State enterprises were initially set up to offer public goods or services and achieve specific social outcomes. The idea was to avoid the bureaucracy of the public service and, through entities fashioned as competitive, “private” corporations provide a better quality of delivery. This was where the problem began.

For though incorporated under company laws that impose specific duties and obligations, most of these companies remained 100 per cent owned, partially owned or indirectly owned by the State. In a way, the companies were meant to be preludes to widespread divestment. Shares would have been sold, with ownership widening significantly.

But despite their ballooning number (at one stage there were as many as 80 State enterprises) these companies have not become the profit-making behemoths they were meant to be. Today, of the 54 State enterprises, only ten generate profits.

Meanwhile, State enterprises account for about $45 billion of the State’s $93 billion public debt. And as the JSC has heard, this debt is not properly monitored with a view to ensuring returns on investment. There is no check on whether growth exceeds the cost of borrowing. In other words, these companies are billion-dollar holes.

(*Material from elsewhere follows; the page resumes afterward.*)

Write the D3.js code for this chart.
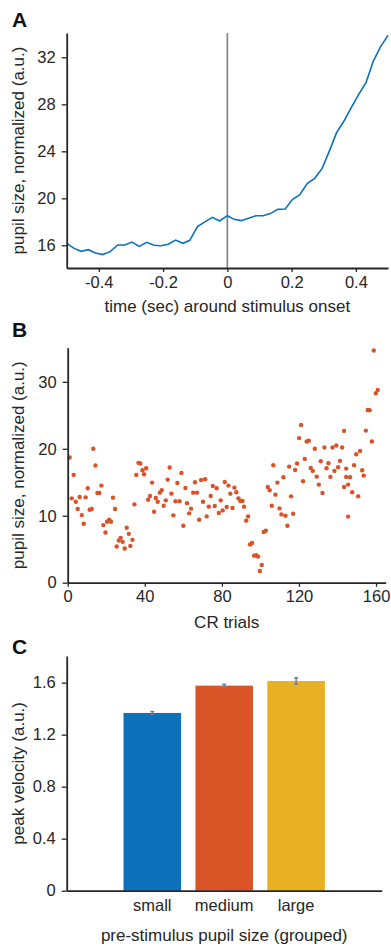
<!DOCTYPE html>
<html>
<head>
<meta charset="utf-8">
<script src="https://cdn.jsdelivr.net/npm/d3@7"></script>
<style>
  body { margin: 0; background: #fff; }
  svg { display: block; font-family: "Liberation Sans", Arial, sans-serif; }
  .axis path, .axis line { stroke: #262626; }
  .axis text { fill: #262626; font-size: 16.5px; }
  .title { fill: #262626; font-size: 17px; }
  .panel { fill: #111; font-size: 21px; font-weight: bold; }
</style>
</head>
<body>
<div id="chart"></div>
<script>
// panel A: average pupil trace around stimulus onset
var timeSec = [-0.5, -0.477, -0.455, -0.433, -0.41, -0.388, -0.365, -0.341, -0.319, -0.297,
  -0.274, -0.251, -0.228, -0.207, -0.184, -0.161, -0.138, -0.117, -0.093, -0.07,
  -0.047, -0.024, 0, 0.021, 0.043, 0.066, 0.089, 0.111, 0.134, 0.157,
  0.18, 0.203, 0.225, 0.249, 0.272, 0.295, 0.318, 0.34, 0.363, 0.386,
  0.409, 0.432, 0.454, 0.477, 0.5];
var pupilTrace = [16.17, 15.74, 15.49, 15.63, 15.35, 15.21, 15.46, 16.03, 16.03, 16.28,
  15.91, 16.26, 16.0, 15.97, 16.09, 16.45, 16.17, 16.43, 17.59, 17.99,
  18.38, 18.07, 18.52, 18.21, 18.1, 18.3, 18.52, 18.52, 18.7, 19.06,
  19.09, 19.91, 20.28, 21.28, 21.7, 22.55, 24.06, 25.59, 26.58, 27.74,
  28.85, 29.87, 31.66, 32.91, 33.87];

// panel B: pupil size per CR trial (positions)
var crTrial = [1.0, 2.1, 3.1, 4.2, 5.2, 6.2, 7.3, 8.3, 9.3, 10.4,
  11.4, 12.5, 13.3, 14.4, 15.4, 16.4, 17.5, 18.5, 19.6, 20.4,
  21.5, 22.5, 23.5, 24.6, 25.4, 26.5, 27.5, 28.5, 29.6, 30.6,
  31.7, 32.5, 33.6, 34.6, 35.6, 36.7, 37.7, 38.8, 39.6, 40.7,
  41.7, 42.7, 43.8, 44.8, 45.7, 46.7, 47.8, 48.8, 49.8, 50.9,
  51.9, 52.9, 53.8, 54.8, 55.9, 56.9, 58.0, 59.0, 60.0, 61.1,
  61.9, 63.0, 64.0, 65.1, 66.1, 67.1, 68.2, 69.2, 70.2, 71.3,
  72.1, 73.2, 74.2, 75.3, 76.3, 77.3, 78.4, 79.4, 80.4, 81.5,
  82.5, 83.4, 84.4, 85.5, 86.5, 87.5, 88.6, 89.6, 90.7, 91.5,
  92.6, 93.6, 94.6, 95.7, 96.7, 97.8, 98.8, 99.7, 100.7, 101.7,
  102.8, 103.8, 104.8, 105.9, 106.7, 107.8, 108.8, 109.9, 110.9, 111.9,
  113.0, 114.0, 114.9, 115.9, 117.0, 118.0, 119.0, 120.1, 121.1, 122.1,
  123.0, 124.0, 125.1, 126.1, 127.2, 128.2, 129.2, 130.3, 131.3, 132.2,
  133.2, 134.3, 135.3, 136.3, 137.4, 138.4, 139.4, 140.3, 141.3, 142.4,
  143.4, 143.4, 144.5, 144.5, 145.5, 145.5, 146.5, 147.6, 148.6, 149.7,
  150.7, 151.7, 152.8, 153.6, 154.7, 155.7, 156.7, 157.8, 158.8, 159.9,
  160.9];
var crPupil = [18.7, 12.6, 16.1, 12.1, 11.0, 12.8, 10.1, 8.8, 12.75, 14.1,
  10.9, 11.0, 20.0, 17.5, 13.4, 13.4, 14.5, 8.6, 7.5, 9.1,
  9.4, 9.1, 12.7, 11.0, 5.4, 6.3, 6.7, 6.1, 5.1, 8.2,
  7.3, 5.5, 6.4, 11.7, 16.1, 17.9, 17.8, 16.8, 16.2, 17.1,
  12.4, 12.95, 14.95, 10.6, 12.65, 12.1, 13.45, 13.8, 11.5, 12.3,
  15.4, 17.2, 13.3, 10.06, 12.16, 14.9, 12.16, 16.4, 8.5, 14.15,
  11.86, 10.36, 11.06, 13.45, 15.0, 13.45, 9.4, 15.35, 12.1, 15.45,
  9.9, 11.36, 12.95, 14.45, 11.46, 14.1, 10.4, 12.3, 10.8, 15.05,
  11.3, 14.5, 13.3, 11.16, 14.2, 13.5, 12.6, 12.2, 12.2, 11.36,
  9.27, 9.9, 5.7, 5.93, 4.04, 4.09, 3.9, 1.74, 2.64, 7.57,
  7.77, 14.3, 13.8, 11.5, 17.54, 13.15, 14.95, 11.1, 10.2, 15.74,
  10.0, 8.5, 17.34, 12.9, 10.3, 16.84, 17.8, 21.6, 23.57, 15.15,
  18.49, 21.1, 21.2, 17.14, 16.7, 20.0, 15.84, 14.65, 18.14, 13.4,
  20.2, 17.1, 17.84, 15.8, 20.2, 16.7, 20.5, 17.24, 18.2, 20.2,
  14.3, 22.67, 17.04, 15.8, 9.87, 14.65, 15.74, 13.5, 17.54, 19.18,
  12.9, 19.68, 16.8, 16.0, 22.72, 25.8, 25.76, 21.08, 34.68, 28.3,
  28.8];

// panel C: peak velocity by pre-stimulus pupil group
var groups = ["small", "medium", "large"];
var peakVel = [1.367, 1.577, 1.613];
var peakErr = [0.011, 0.01, 0.024];
var groupColors = ["#0C71BA", "#D95427", "#EAB023"];

var width = 391, height = 948;

var svg = d3.select("#chart").append("svg")
  .attr("width", width)
  .attr("height", height);

function styleAxis(g) {
  g.attr("class", "axis");
  g.select(".domain").attr("stroke-width", 1.8);
  g.selectAll(".tick line").attr("stroke-width", 1.3);
}

/* ---------- A ---------- */
var xA = d3.scaleLinear().domain([-0.5, 0.5]).range([66.7, 388]);
var yA = d3.scaleLinear().domain([14.07, 34.07]).range([268, 33]);

svg.append("text").attr("class", "panel").attr("x", 12).attr("y", 27).text("A");

svg.append("line")
  .attr("x1", xA(0)).attr("x2", xA(0))
  .attr("y1", yA.range()[1]).attr("y2", yA.range()[0])
  .attr("stroke", "#7f7f7f").attr("stroke-width", 1.6);

var lineA = d3.line()
  .x(function(d, i) { return xA(timeSec[i]); })
  .y(function(d) { return yA(d); });

svg.append("path")
  .datum(pupilTrace)
  .attr("fill", "none")
  .attr("stroke", "#0C71BA")
  .attr("stroke-width", 1.6)
  .attr("d", lineA);

svg.append("g")
  .attr("transform", "translate(0," + yA.range()[0] + ")")
  .call(d3.axisBottom(xA).tickValues([-0.4, -0.2, 0, 0.2, 0.4]).tickSize(4).tickPadding(4)
    .tickFormat(function(d) { return d === 0 ? "0" : d3.format(".1f")(d).replace("−", "-"); })
    .tickSizeOuter(0))
  .call(styleAxis);

svg.append("g")
  .attr("transform", "translate(" + xA.range()[0] + ",0)")
  .call(d3.axisLeft(yA).tickValues([16, 20, 24, 28, 32]).tickSize(5).tickPadding(6).tickSizeOuter(0))
  .call(styleAxis);

svg.append("text").attr("class", "title")
  .attr("x", (xA.range()[0] + xA.range()[1]) / 2).attr("y", 312)
  .attr("text-anchor", "middle")
  .text("time (sec) around stimulus onset");

svg.append("text").attr("class", "title")
  .attr("transform", "translate(24," + (yA.range()[0] + yA.range()[1]) / 2 + ") rotate(-90)")
  .attr("text-anchor", "middle")
  .text("pupil size, normalized (a.u.)");

/* ---------- B ---------- */
var xB = d3.scaleLinear().domain([0, 165]).range([67.7, 385.7]);
var yB = d3.scaleLinear().domain([0, 35.1]).range([582.7, 347.7]);

svg.append("text").attr("class", "panel").attr("x", 12).attr("y", 337).text("B");

svg.append("g")
  .selectAll("circle")
  .data(crPupil)
  .enter().append("circle")
    .attr("cx", function(d, i) { return xB(crTrial[i]); })
    .attr("cy", function(d) { return yB(d); })
    .attr("r", 2.2)
    .attr("fill", "#D9532A");

svg.append("g")
  .attr("transform", "translate(0," + yB.range()[0] + ")")
  .call(d3.axisBottom(xB).tickValues([0, 40, 80, 120, 160]).tickSize(4).tickPadding(4).tickSizeOuter(0))
  .call(styleAxis);

svg.append("g")
  .attr("transform", "translate(" + xB.range()[0] + ",0)")
  .call(d3.axisLeft(yB).tickValues([0, 10, 20, 30]).tickSize(5).tickPadding(6).tickSizeOuter(0))
  .call(styleAxis);

svg.append("text").attr("class", "title")
  .attr("x", (xB.range()[0] + xB.range()[1]) / 2).attr("y", 627.5)
  .attr("text-anchor", "middle")
  .text("CR trials");

svg.append("text").attr("class", "title")
  .attr("transform", "translate(24," + (yB.range()[0] + yB.range()[1]) / 2 + ") rotate(-90)")
  .attr("text-anchor", "middle")
  .text("pupil size, normalized (a.u.)");

/* ---------- C ---------- */
var xC = d3.scaleBand().domain(groups).range([66.7, 381.7]).paddingInner(0.2).paddingOuter(0.79);
var yC = d3.scaleLinear().domain([0, 1.805]).range([890.7, 656]);

svg.append("text").attr("class", "panel").attr("x", 12).attr("y", 654).text("C");

svg.append("g")
  .selectAll("rect")
  .data(groups)
  .enter().append("rect")
    .attr("x", function(d) { return xC(d); })
    .attr("width", xC.bandwidth())
    .attr("y", function(d, i) { return yC(peakVel[i]); })
    .attr("height", function(d, i) { return yC(0) - yC(peakVel[i]); })
    .attr("fill", function(d, i) { return groupColors[i]; });

var err = svg.append("g")
  .attr("stroke", "#6f7f90")
  .attr("stroke-width", 1.5)
  .selectAll("g")
  .data(groups)
  .enter().append("g");

err.append("line")
  .attr("x1", function(d) { return xC(d) + xC.bandwidth() / 2; })
  .attr("x2", function(d) { return xC(d) + xC.bandwidth() / 2; })
  .attr("y1", function(d, i) { return yC(peakVel[i] - peakErr[i]); })
  .attr("y2", function(d, i) { return yC(peakVel[i] + peakErr[i]); });

[-1, 1].forEach(function(s) {
  err.append("line")
    .attr("x1", function(d) { return xC(d) + xC.bandwidth() / 2 - 2; })
    .attr("x2", function(d) { return xC(d) + xC.bandwidth() / 2 + 2; })
    .attr("y1", function(d, i) { return yC(peakVel[i] + s * peakErr[i]); })
    .attr("y2", function(d, i) { return yC(peakVel[i] + s * peakErr[i]); });
});

svg.append("g")
  .attr("transform", "translate(0," + yC.range()[0] + ")")
  .call(d3.axisBottom(xC).tickSize(0).tickPadding(9).tickSizeOuter(0))
  .call(styleAxis);

svg.append("g")
  .attr("transform", "translate(" + xC.range()[0] + ",0)")
  .call(d3.axisLeft(yC).tickValues([0, 0.4, 0.8, 1.2, 1.6]).tickSize(5).tickPadding(6).tickSizeOuter(0)
    .tickFormat(function(d) { return d === 0 ? "0" : d3.format(".1f")(d); }))
  .call(styleAxis);

svg.append("text").attr("class", "title")
  .attr("x", xC("medium") + xC.bandwidth() / 2).attr("y", 941)
  .attr("text-anchor", "middle")
  .text("pre-stimulus pupil size (grouped)");

svg.append("text").attr("class", "title")
  .attr("transform", "translate(24," + (yC.range()[0] + yC.range()[1]) / 2 + ") rotate(-90)")
  .attr("text-anchor", "middle")
  .text("peak velocity (a.u.)");
</script>
</body>
</html>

We must now, therefore, ask: what is the role of these State enterprises today? Are they meant to provide jobs, stimulate the economy, or provide services? If these are their objectives, clearly, they are not effectively fulfilling their mandates. CAL, like the Petroleum Company of Trinidad and Tobago Limited, is unprofitable and depends on government subventions to survive.

Some enterprises, though, are profitable. How can the performance of companies like First Citizens Holding Limited, the National Gas Company of Trinidad and Tobago Limited, and TSTT be replicated throughout the sector?

While in 2011, the State Enterprises Performance Monitoring Manual was updated to ensure oversight of the acquiring of “significant assets” by these companies, the time has come for a fundamental re-think of how they relate to taxpayers. Starting with their accountability to JSCs.